The full text of Ambassador Lui’s letter is below.
16 August 2023
To The Editor:
I refer to your article (“A Wave of Scandals Is Testing the Singaporean Government’s Ability to Take Criticism”, 2 Aug 2023).
2. The Singapore Government does not claim nor seek a monopoly on the truth. But we do believe that objective facts exist and can be ascertained.
3. Without a foundation of facts in public discourse, no democratic political system can survive, let alone thrive. We have seen how an avalanche of falsehoods, conspiracy theories and “alternative facts” has resulted in disastrous outcomes even in strong democracies like Britain and the United States.
4. The Protection from Online Falsehoods and Manipulation Act (Pofma) targets online falsehoods that affect the public interest. It does not apply to opinions.

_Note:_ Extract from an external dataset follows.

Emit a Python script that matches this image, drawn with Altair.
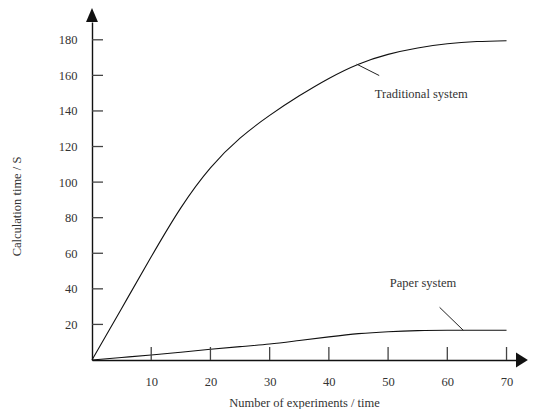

5. Pofma issues correction directions. These require the government’s clarifications to be published alongside the original posts, which need not be taken down. Readers can examine both the original posts and the Government’s explanations, and judge for themselves.
6. The writer of the original posts can challenge the correction directions in court. In the case of Mr Lee Hsien Yang, he claimed that he stood by his words, but he chose not to test this in court.
7. Singaporeans are free to express their opinions, however critical of the Government. If that were not so, how would Time have been able to quote so many Singaporeans criticising the ruling party and predicting its imminent demise? These voices are hardly representative, but they are certainly not suppressed.